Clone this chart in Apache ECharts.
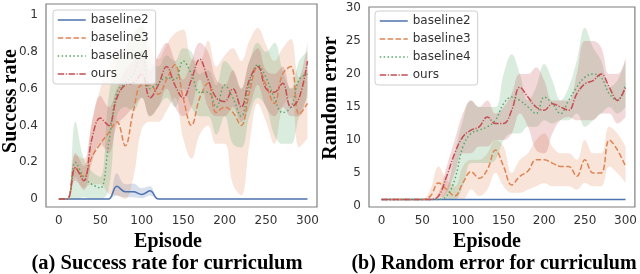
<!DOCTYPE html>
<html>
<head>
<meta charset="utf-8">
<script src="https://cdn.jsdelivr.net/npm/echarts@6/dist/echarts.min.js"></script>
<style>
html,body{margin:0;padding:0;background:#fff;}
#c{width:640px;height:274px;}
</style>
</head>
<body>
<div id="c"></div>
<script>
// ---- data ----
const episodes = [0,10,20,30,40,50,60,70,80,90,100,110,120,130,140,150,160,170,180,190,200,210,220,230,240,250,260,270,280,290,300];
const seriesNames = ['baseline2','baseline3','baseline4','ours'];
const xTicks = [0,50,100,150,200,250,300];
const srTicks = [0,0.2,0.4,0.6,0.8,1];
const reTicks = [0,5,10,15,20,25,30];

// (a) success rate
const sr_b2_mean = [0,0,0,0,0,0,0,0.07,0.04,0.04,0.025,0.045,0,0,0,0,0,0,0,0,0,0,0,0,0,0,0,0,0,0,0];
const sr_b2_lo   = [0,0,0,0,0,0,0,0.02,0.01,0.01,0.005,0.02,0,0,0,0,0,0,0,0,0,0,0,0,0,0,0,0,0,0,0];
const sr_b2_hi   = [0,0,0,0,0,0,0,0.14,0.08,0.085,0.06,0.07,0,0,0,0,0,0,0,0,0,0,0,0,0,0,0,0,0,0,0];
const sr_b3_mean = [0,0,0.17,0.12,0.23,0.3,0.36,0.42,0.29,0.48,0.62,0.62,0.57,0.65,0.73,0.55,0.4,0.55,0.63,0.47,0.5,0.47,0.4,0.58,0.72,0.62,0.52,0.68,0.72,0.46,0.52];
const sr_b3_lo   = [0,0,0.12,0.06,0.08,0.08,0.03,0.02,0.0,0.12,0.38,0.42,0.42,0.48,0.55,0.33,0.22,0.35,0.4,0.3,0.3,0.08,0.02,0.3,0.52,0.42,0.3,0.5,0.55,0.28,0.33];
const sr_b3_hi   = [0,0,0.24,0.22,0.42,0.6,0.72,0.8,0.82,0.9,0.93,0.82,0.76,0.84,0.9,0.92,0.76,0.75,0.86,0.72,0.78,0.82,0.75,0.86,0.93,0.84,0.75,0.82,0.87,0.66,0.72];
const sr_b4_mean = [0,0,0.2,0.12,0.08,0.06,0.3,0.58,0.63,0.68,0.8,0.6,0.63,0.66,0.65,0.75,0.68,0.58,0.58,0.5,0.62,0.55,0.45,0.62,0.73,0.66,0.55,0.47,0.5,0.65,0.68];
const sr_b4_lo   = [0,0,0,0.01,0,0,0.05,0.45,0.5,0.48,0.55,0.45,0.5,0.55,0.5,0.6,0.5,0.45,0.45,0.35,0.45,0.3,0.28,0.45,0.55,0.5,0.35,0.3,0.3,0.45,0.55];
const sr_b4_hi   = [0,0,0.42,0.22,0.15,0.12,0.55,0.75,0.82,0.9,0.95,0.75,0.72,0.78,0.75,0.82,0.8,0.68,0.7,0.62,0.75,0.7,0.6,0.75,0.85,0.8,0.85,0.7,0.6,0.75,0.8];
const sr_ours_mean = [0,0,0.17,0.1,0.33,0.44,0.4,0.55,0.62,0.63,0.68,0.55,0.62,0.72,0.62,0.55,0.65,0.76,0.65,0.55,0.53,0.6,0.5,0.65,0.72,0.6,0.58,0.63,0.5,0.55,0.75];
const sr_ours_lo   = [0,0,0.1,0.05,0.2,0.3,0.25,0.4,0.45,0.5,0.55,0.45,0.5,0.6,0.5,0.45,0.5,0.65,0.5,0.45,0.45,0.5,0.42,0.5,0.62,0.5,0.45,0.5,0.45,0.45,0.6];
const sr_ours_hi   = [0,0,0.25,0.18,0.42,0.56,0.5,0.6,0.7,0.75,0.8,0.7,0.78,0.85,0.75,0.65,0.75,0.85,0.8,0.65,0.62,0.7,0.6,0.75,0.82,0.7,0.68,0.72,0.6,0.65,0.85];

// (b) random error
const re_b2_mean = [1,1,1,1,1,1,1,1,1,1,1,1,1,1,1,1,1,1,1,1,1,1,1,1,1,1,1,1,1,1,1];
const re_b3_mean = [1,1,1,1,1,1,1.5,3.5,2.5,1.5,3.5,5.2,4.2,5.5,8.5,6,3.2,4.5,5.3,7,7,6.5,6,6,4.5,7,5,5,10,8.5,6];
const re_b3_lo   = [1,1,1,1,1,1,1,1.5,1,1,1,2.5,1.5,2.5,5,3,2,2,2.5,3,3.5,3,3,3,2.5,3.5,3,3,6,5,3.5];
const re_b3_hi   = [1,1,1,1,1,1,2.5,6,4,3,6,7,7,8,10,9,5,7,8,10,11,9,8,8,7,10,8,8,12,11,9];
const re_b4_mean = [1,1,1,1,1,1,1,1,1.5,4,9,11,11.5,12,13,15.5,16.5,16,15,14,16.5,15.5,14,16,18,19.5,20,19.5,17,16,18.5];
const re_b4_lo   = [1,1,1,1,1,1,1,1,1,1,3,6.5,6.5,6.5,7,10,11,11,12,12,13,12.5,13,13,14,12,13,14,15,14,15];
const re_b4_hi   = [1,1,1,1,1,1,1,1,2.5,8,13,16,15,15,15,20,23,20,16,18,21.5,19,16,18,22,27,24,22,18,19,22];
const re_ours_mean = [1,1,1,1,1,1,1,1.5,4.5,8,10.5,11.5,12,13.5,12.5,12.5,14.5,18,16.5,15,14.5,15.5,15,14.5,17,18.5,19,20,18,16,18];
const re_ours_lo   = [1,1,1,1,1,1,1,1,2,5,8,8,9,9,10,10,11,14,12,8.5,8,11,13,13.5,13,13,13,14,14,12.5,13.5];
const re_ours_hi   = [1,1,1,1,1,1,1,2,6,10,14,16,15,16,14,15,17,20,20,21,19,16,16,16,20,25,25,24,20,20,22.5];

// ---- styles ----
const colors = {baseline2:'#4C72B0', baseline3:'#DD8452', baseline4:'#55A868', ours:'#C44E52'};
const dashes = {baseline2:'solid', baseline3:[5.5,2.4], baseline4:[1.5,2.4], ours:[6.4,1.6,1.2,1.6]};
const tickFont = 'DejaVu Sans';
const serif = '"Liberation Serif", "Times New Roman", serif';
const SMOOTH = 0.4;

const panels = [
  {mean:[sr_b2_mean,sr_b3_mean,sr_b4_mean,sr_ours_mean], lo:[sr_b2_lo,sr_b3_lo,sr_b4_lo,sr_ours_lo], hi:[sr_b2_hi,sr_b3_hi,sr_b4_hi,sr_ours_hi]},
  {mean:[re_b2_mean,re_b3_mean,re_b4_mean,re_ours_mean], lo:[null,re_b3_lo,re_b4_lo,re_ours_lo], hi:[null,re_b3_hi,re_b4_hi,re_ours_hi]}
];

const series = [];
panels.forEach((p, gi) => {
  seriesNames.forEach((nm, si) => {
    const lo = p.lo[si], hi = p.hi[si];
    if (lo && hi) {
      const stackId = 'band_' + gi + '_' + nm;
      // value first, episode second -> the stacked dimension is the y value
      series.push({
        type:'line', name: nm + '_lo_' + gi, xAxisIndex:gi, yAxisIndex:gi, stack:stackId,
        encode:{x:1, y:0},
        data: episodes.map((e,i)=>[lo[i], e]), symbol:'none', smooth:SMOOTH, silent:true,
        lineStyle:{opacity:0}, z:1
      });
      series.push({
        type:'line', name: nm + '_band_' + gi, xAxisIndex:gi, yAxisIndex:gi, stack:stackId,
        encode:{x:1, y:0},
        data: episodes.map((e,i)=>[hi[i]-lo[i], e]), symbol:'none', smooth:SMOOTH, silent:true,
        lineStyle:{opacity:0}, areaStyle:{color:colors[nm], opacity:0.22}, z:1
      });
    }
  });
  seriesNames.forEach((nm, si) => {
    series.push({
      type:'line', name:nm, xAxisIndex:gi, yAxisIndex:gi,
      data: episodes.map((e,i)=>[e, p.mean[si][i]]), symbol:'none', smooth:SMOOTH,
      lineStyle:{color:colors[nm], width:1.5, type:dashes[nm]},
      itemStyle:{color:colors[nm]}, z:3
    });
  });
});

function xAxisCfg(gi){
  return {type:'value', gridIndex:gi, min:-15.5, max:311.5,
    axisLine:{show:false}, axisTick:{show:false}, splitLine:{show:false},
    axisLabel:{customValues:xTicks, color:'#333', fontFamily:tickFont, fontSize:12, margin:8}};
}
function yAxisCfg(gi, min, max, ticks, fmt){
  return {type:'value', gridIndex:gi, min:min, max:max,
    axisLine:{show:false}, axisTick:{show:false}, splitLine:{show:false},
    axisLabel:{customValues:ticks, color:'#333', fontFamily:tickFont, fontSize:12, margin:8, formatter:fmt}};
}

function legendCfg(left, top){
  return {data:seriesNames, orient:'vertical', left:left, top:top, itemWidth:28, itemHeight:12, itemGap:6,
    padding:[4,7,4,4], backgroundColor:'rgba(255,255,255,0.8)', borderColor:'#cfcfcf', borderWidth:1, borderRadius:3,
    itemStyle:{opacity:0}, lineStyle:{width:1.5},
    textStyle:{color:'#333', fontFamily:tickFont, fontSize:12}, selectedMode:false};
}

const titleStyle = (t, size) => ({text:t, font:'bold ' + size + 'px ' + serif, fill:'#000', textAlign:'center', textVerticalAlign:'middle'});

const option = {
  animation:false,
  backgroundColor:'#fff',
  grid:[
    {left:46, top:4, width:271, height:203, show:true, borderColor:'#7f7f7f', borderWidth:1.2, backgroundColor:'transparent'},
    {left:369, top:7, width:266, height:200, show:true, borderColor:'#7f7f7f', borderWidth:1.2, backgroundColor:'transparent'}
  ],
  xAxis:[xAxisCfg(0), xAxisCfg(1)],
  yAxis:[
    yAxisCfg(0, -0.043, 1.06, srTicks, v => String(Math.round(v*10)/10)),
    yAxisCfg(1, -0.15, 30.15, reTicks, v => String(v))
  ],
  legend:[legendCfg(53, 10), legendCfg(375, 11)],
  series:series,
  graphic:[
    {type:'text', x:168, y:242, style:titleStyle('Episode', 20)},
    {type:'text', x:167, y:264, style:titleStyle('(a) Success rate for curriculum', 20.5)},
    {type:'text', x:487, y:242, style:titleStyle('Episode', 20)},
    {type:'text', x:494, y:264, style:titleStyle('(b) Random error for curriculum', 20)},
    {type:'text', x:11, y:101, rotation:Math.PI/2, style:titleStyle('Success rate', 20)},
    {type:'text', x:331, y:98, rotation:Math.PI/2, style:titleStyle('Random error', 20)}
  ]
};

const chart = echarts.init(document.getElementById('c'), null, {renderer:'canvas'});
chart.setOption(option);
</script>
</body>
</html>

----------------

WHAT TO PRODUCE -> Please take the lines from the beginning of the data above through the line holding "const reTicks = [0,5,10,15,20,25,30];" and transcribe them exactly, without any pictures.

TASK ANSWER ->
Clone this chart in Apache ECharts.
<!DOCTYPE html>
<html>
<head>
<meta charset="utf-8">
<script src="https://cdn.jsdelivr.net/npm/echarts@6/dist/echarts.min.js"></script>
<style>
html,body{margin:0;padding:0;background:#fff;}
#c{width:640px;height:274px;}
</style>
</head>
<body>
<div id="c"></div>
<script>
// ---- data ----
const episodes = [0,10,20,30,40,50,60,70,80,90,100,110,120,130,140,150,160,170,180,190,200,210,220,230,240,250,260,270,280,290,300];
const seriesNames = ['baseline2','baseline3','baseline4','ours'];
const xTicks = [0,50,100,150,200,250,300];
const srTicks = [0,0.2,0.4,0.6,0.8,1];
const reTicks = [0,5,10,15,20,25,30];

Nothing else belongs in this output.